I remember I had downloaded it from the net more than a year ago.
I need to install it again, I've been googling it and can't find it anymore!
I'm getting programs with the same name, but they're not this one, and they're not even dvr software...

Desktop icon:






Login screen:





Main screen:


----------



## VulkanBros (Jul 30, 2012)

Reminds me of D-Link´s CAM software.....

http://www.dlink.de/cs/Satellite?c=Page&childpagename=DLinkEurope-DE%2FDLGeneric&cid=1197377051840&pagename=DLinkEurope-DE%2FDLWrapper


----------



## Black Panther (Jul 30, 2012)

Thanks but that's not it.
And I can't figure out the language in German..


----------



## brandonwh64 (Jul 30, 2012)

try this one?

http://www.dedicatedmicros.com/software_release/download.php?file=1207


----------



## Black Panther (Jul 30, 2012)

No it isn't either.
I can't figure out how this vanished from the net..


----------



## freebie (Jul 30, 2012)

I've seen that before but not for a long time, it came bundled with a home cctv system i had.

it was branded swann when i had it.


----------



## Black Panther (Jul 30, 2012)

freebie said:


> I've seen that before but not for a long time, it came bundled with a home cctv system i had.
> 
> it was branded swann when i had it.



Yes it was bundled with my cctv system too.

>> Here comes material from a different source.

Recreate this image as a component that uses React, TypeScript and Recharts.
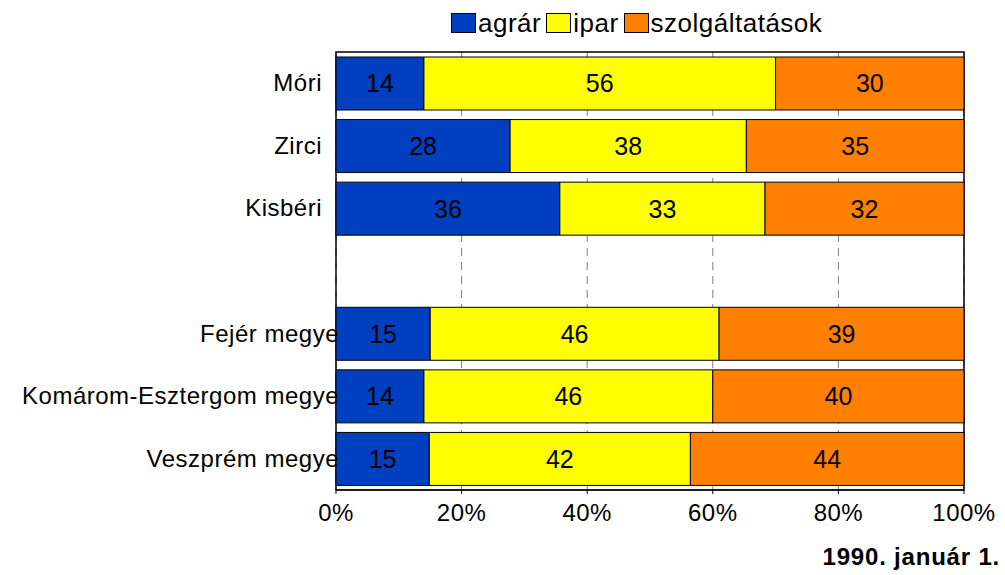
import React from 'react';
import { BarChart, Bar, XAxis, YAxis, CartesianGrid, LabelList, ReferenceArea } from 'recharts';

const categories = ['Móri', 'Zirci', 'Kisbéri', '', 'Fejér megye', 'Komárom-Esztergom megye', 'Veszprém megye'];
const agrar = [14, 28, 36, null, 15, 14, 15];
const ipar = [56, 38, 33, null, 46, 46, 42];
const szolg = [30, 35, 32, null, 39, 40, 44];
const xTicks = [0, 0.2, 0.4, 0.6, 0.8, 1];

const series = [
  { key: 'agrar', label: 'agrár', color: '#0040C0' },
  { key: 'ipar', label: 'ipar', color: '#FFFF00' },
  { key: 'szolg', label: 'szolgáltatások', color: '#FF8000' },
];

const data = categories.map((name, i) => ({
  name,
  agrar: agrar[i],
  ipar: ipar[i],
  szolg: szolg[i],
}));

const FONT = 'Liberation Sans, Arial, sans-serif';

// county labels ("megye") run over the axis line in the original
const CategoryTick = (props: any) => {
  const { x, y, payload } = props;
  const long = String(payload.value).includes('megye');
  return (
    <text x={x + (long ? 11 : -6)} y={y} dy={8} textAnchor="end" fontSize={24} letterSpacing={0.5} fill="#000" fontFamily={FONT}>
      {payload.value}
    </text>
  );
};

const showValue = (v: any) => (v == null || v === 0 ? '' : v);

export default function App() {
  return (
    <div style={{ position: 'absolute', left: 0, top: 0, width: 1005, height: 575, background: '#fff', fontFamily: FONT }}>
      {/* legend */}
      <div style={{ position: 'absolute', top: 8, left: 451, display: 'flex', alignItems: 'center', fontSize: 26, letterSpacing: 0.5, lineHeight: '30px' }}>
        {series.map((s) => (
          <div key={s.key} style={{ display: 'flex', alignItems: 'center', marginRight: 5 }}>
            <span style={{ display: 'inline-block', width: 23, height: 18, background: s.color, border: '1px solid #000', marginRight: 2 }} />
            <span>{s.label}</span>
          </div>
        ))}
      </div>
      <BarChart
        width={1005}
        height={575}
        data={data}
        layout="vertical"
        stackOffset="expand"
        barCategoryGap="8%"
        margin={{ top: 52, right: 41, bottom: 45, left: 0 }}
      >
        <CartesianGrid horizontal={false} stroke="#808080" strokeDasharray="8 6" />
        <XAxis
          type="number"
          domain={[0, 1]}
          ticks={xTicks}
          tickFormatter={(v: number) => `${Math.round(v * 100)}%`}
          height={40}
          stroke="#000"
          tickSize={4}
          tickMargin={10}
          tick={{ fontSize: 24, letterSpacing: 0.5, fill: '#000', fontFamily: FONT }}
          interval={0}
        />
        <YAxis
          type="category"
          dataKey="name"
          width={336}
          stroke="#000"
          tickLine={false}
          axisLine={false}
          tick={<CategoryTick />}
          interval={0}
        />
        {series.map((s) => (
          <Bar key={s.key} dataKey={s.key} stackId="a" fill={s.color} stroke="#000" strokeWidth={1} isAnimationActive={false}>
            <LabelList dataKey={s.key} position="center" formatter={showValue} fill="#000" fontSize={25} fontFamily={FONT} />
          </Bar>
        ))}
        <ReferenceArea x1={0} x2={1} fill="none" stroke="#000" strokeWidth={1.5} ifOverflow="visible" />
      </BarChart>
      <div style={{ position: 'absolute', right: 5, top: 543, fontSize: 24, letterSpacing: 0.8, fontWeight: 'bold' }}>1990. január 1.</div>
    </div>
  );
}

I remember having the disk... losing it... and then I downloaded it...


----------



## Solaris17 (Jul 30, 2012)

http://www.nerdorturd.com/2010/01/22/dx-client-2-7-1-cctv-net-viewer/


not the same i know but it looks pretty damn close maybe a rebrand?


----------



## Black Panther (Jul 30, 2012)

Solaris17 said:


> http://www.nerdorturd.com/2010/01/22/dx-client-2-7-1-cctv-net-viewer/
> 
> 
> not the same i know but it looks pretty damn close maybe a rebrand?



Thanks, just what I needed


----------